--- begin ---
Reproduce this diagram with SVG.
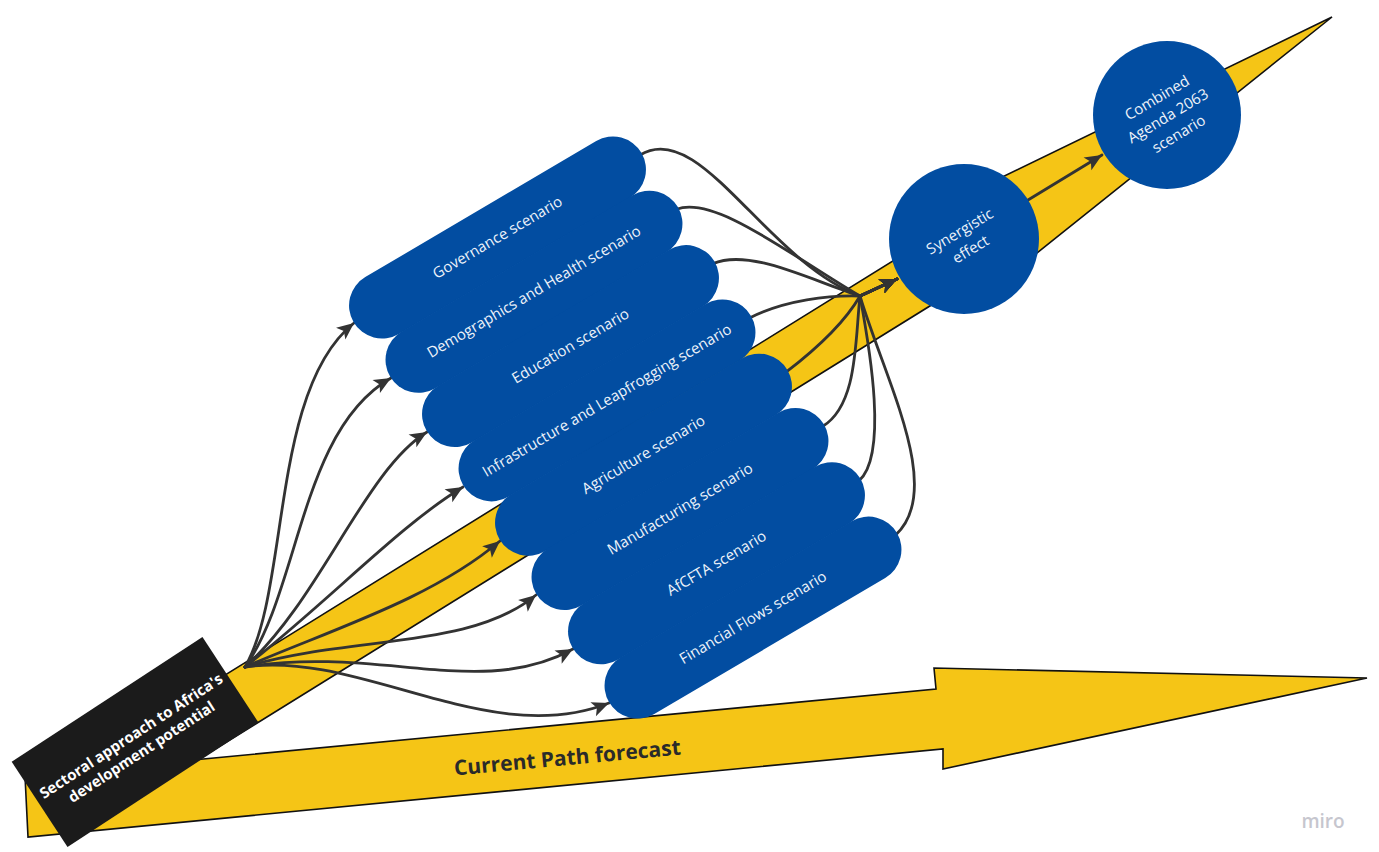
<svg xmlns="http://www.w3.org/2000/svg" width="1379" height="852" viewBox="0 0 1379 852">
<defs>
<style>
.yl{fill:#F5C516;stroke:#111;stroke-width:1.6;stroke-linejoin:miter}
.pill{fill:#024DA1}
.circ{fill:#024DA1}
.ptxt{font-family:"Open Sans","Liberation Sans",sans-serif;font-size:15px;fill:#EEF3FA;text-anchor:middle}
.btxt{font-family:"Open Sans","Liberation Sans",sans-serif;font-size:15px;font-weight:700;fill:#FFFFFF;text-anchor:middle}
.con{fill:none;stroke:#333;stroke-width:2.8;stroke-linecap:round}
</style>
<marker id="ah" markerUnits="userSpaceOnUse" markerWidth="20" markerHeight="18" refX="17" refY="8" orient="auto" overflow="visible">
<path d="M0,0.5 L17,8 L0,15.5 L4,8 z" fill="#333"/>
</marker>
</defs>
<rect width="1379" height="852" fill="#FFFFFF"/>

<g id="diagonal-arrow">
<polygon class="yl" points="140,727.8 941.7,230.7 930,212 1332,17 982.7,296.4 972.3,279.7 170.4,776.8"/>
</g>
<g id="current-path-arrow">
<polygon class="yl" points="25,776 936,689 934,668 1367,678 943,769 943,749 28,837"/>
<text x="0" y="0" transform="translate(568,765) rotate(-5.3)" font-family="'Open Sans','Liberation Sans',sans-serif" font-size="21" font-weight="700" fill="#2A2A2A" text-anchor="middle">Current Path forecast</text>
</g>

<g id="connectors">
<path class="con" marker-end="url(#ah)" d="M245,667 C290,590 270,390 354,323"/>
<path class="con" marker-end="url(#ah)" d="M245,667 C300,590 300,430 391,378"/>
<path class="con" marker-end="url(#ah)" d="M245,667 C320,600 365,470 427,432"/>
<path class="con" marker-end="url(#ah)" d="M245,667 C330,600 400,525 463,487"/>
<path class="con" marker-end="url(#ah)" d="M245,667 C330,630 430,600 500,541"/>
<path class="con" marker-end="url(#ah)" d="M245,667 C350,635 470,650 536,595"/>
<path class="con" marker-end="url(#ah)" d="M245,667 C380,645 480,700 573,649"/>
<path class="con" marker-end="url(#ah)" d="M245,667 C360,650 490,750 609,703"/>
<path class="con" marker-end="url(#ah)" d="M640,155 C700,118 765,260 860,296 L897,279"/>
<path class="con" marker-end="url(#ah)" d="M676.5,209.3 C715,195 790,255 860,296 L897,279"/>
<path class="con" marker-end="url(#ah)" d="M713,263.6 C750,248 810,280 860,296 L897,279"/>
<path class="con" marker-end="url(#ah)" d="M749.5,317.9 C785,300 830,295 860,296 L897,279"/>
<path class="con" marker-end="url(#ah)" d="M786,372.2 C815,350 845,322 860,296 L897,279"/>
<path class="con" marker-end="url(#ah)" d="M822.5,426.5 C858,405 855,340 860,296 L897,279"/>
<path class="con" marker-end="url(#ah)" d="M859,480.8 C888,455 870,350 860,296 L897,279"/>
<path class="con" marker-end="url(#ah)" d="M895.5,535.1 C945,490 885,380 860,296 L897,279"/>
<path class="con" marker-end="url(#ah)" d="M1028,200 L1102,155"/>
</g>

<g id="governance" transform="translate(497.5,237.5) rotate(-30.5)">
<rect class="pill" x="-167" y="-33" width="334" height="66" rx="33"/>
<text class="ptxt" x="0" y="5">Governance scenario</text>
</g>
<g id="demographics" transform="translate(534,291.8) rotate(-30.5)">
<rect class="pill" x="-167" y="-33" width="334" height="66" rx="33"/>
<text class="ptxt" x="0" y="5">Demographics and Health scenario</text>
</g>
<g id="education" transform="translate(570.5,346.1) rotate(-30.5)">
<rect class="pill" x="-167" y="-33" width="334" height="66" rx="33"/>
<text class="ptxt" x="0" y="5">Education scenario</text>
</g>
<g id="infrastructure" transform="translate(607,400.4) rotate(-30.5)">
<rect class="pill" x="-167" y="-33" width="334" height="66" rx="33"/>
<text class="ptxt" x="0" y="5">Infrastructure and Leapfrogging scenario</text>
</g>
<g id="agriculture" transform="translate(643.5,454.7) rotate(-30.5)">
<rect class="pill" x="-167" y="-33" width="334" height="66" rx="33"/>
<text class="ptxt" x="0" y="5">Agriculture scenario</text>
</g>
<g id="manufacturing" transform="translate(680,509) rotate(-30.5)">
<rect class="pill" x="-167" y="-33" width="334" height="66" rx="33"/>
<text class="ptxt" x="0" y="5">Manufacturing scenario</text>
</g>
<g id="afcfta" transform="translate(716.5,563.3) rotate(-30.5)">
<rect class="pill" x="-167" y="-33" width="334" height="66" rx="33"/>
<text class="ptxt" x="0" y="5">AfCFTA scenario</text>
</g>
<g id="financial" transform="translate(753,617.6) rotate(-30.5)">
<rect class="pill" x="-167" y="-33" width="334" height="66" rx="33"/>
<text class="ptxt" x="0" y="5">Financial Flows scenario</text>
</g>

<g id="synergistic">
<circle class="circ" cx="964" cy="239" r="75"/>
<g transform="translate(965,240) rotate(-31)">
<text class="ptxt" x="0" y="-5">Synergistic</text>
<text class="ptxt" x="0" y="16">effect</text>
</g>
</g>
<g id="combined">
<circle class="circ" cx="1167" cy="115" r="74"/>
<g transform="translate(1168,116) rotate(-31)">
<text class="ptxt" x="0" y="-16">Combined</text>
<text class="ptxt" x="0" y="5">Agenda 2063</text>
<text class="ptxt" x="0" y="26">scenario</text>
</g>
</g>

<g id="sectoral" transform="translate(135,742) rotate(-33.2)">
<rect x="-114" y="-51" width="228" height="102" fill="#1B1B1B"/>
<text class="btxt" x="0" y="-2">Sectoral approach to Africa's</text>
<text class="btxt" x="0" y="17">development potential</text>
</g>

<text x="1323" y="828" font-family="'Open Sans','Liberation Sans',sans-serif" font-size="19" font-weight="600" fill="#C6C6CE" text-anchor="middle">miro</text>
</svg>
--- end ---
Short exercise: Output an exact copy of the material, with the pictures removed.

Reply to the exercise:
Reproduce this diagram with SVG.
<svg xmlns="http://www.w3.org/2000/svg" width="1379" height="852" viewBox="0 0 1379 852">
<defs>
<style>
.yl{fill:#F5C516;stroke:#111;stroke-width:1.6;stroke-linejoin:miter}
.pill{fill:#024DA1}
.circ{fill:#024DA1}
.ptxt{font-family:"Open Sans","Liberation Sans",sans-serif;font-size:15px;fill:#EEF3FA;text-anchor:middle}
.btxt{font-family:"Open Sans","Liberation Sans",sans-serif;font-size:15px;font-weight:700;fill:#FFFFFF;text-anchor:middle}
.con{fill:none;stroke:#333;stroke-width:2.8;stroke-linecap:round}
</style>
<marker id="ah" markerUnits="userSpaceOnUse" markerWidth="20" markerHeight="18" refX="17" refY="8" orient="auto" overflow="visible">
<path d="M0,0.5 L17,8 L0,15.5 L4,8 z" fill="#333"/>
</marker>
</defs>
<rect width="1379" height="852" fill="#FFFFFF"/>

<g id="diagonal-arrow">
<polygon class="yl" points="140,727.8 941.7,230.7 930,212 1332,17 982.7,296.4 972.3,279.7 170.4,776.8"/>
</g>
<g id="current-path-arrow">
<polygon class="yl" points="25,776 936,689 934,668 1367,678 943,769 943,749 28,837"/>
<text x="0" y="0" transform="translate(568,765) rotate(-5.3)" font-family="'Open Sans','Liberation Sans',sans-serif" font-size="21" font-weight="700" fill="#2A2A2A" text-anchor="middle">Current Path forecast</text>
</g>

<g id="connectors">
<path class="con" marker-end="url(#ah)" d="M245,667 C290,590 270,390 354,323"/>
<path class="con" marker-end="url(#ah)" d="M245,667 C300,590 300,430 391,378"/>
<path class="con" marker-end="url(#ah)" d="M245,667 C320,600 365,470 427,432"/>
<path class="con" marker-end="url(#ah)" d="M245,667 C330,600 400,525 463,487"/>
<path class="con" marker-end="url(#ah)" d="M245,667 C330,630 430,600 500,541"/>
<path class="con" marker-end="url(#ah)" d="M245,667 C350,635 470,650 536,595"/>
<path class="con" marker-end="url(#ah)" d="M245,667 C380,645 480,700 573,649"/>
<path class="con" marker-end="url(#ah)" d="M245,667 C360,650 490,750 609,703"/>
<path class="con" marker-end="url(#ah)" d="M640,155 C700,118 765,260 860,296 L897,279"/>
<path class="con" marker-end="url(#ah)" d="M676.5,209.3 C715,195 790,255 860,296 L897,279"/>
<path class="con" marker-end="url(#ah)" d="M713,263.6 C750,248 810,280 860,296 L897,279"/>
<path class="con" marker-end="url(#ah)" d="M749.5,317.9 C785,300 830,295 860,296 L897,279"/>
<path class="con" marker-end="url(#ah)" d="M786,372.2 C815,350 845,322 860,296 L897,279"/>
<path class="con" marker-end="url(#ah)" d="M822.5,426.5 C858,405 855,340 860,296 L897,279"/>
<path class="con" marker-end="url(#ah)" d="M859,480.8 C888,455 870,350 860,296 L897,279"/>
<path class="con" marker-end="url(#ah)" d="M895.5,535.1 C945,490 885,380 860,296 L897,279"/>
<path class="con" marker-end="url(#ah)" d="M1028,200 L1102,155"/>
</g>

<g id="governance" transform="translate(497.5,237.5) rotate(-30.5)">
<rect class="pill" x="-167" y="-33" width="334" height="66" rx="33"/>
<text class="ptxt" x="0" y="5">Governance scenario</text>
</g>
<g id="demographics" transform="translate(534,291.8) rotate(-30.5)">
<rect class="pill" x="-167" y="-33" width="334" height="66" rx="33"/>
<text class="ptxt" x="0" y="5">Demographics and Health scenario</text>
</g>
<g id="education" transform="translate(570.5,346.1) rotate(-30.5)">
<rect class="pill" x="-167" y="-33" width="334" height="66" rx="33"/>
<text class="ptxt" x="0" y="5">Education scenario</text>
</g>
<g id="infrastructure" transform="translate(607,400.4) rotate(-30.5)">
<rect class="pill" x="-167" y="-33" width="334" height="66" rx="33"/>
<text class="ptxt" x="0" y="5">Infrastructure and Leapfrogging scenario</text>
</g>
<g id="agriculture" transform="translate(643.5,454.7) rotate(-30.5)">
<rect class="pill" x="-167" y="-33" width="334" height="66" rx="33"/>
<text class="ptxt" x="0" y="5">Agriculture scenario</text>
</g>
<g id="manufacturing" transform="translate(680,509) rotate(-30.5)">
<rect class="pill" x="-167" y="-33" width="334" height="66" rx="33"/>
<text class="ptxt" x="0" y="5">Manufacturing scenario</text>
</g>
<g id="afcfta" transform="translate(716.5,563.3) rotate(-30.5)">
<rect class="pill" x="-167" y="-33" width="334" height="66" rx="33"/>
<text class="ptxt" x="0" y="5">AfCFTA scenario</text>
</g>
<g id="financial" transform="translate(753,617.6) rotate(-30.5)">
<rect class="pill" x="-167" y="-33" width="334" height="66" rx="33"/>
<text class="ptxt" x="0" y="5">Financial Flows scenario</text>
</g>

<g id="synergistic">
<circle class="circ" cx="964" cy="239" r="75"/>
<g transform="translate(965,240) rotate(-31)">
<text class="ptxt" x="0" y="-5">Synergistic</text>
<text class="ptxt" x="0" y="16">effect</text>
</g>
</g>
<g id="combined">
<circle class="circ" cx="1167" cy="115" r="74"/>
<g transform="translate(1168,116) rotate(-31)">
<text class="ptxt" x="0" y="-16">Combined</text>
<text class="ptxt" x="0" y="5">Agenda 2063</text>
<text class="ptxt" x="0" y="26">scenario</text>
</g>
</g>

<g id="sectoral" transform="translate(135,742) rotate(-33.2)">
<rect x="-114" y="-51" width="228" height="102" fill="#1B1B1B"/>
<text class="btxt" x="0" y="-2">Sectoral approach to Africa's</text>
<text class="btxt" x="0" y="17">development potential</text>
</g>

<text x="1323" y="828" font-family="'Open Sans','Liberation Sans',sans-serif" font-size="19" font-weight="600" fill="#C6C6CE" text-anchor="middle">miro</text>
</svg>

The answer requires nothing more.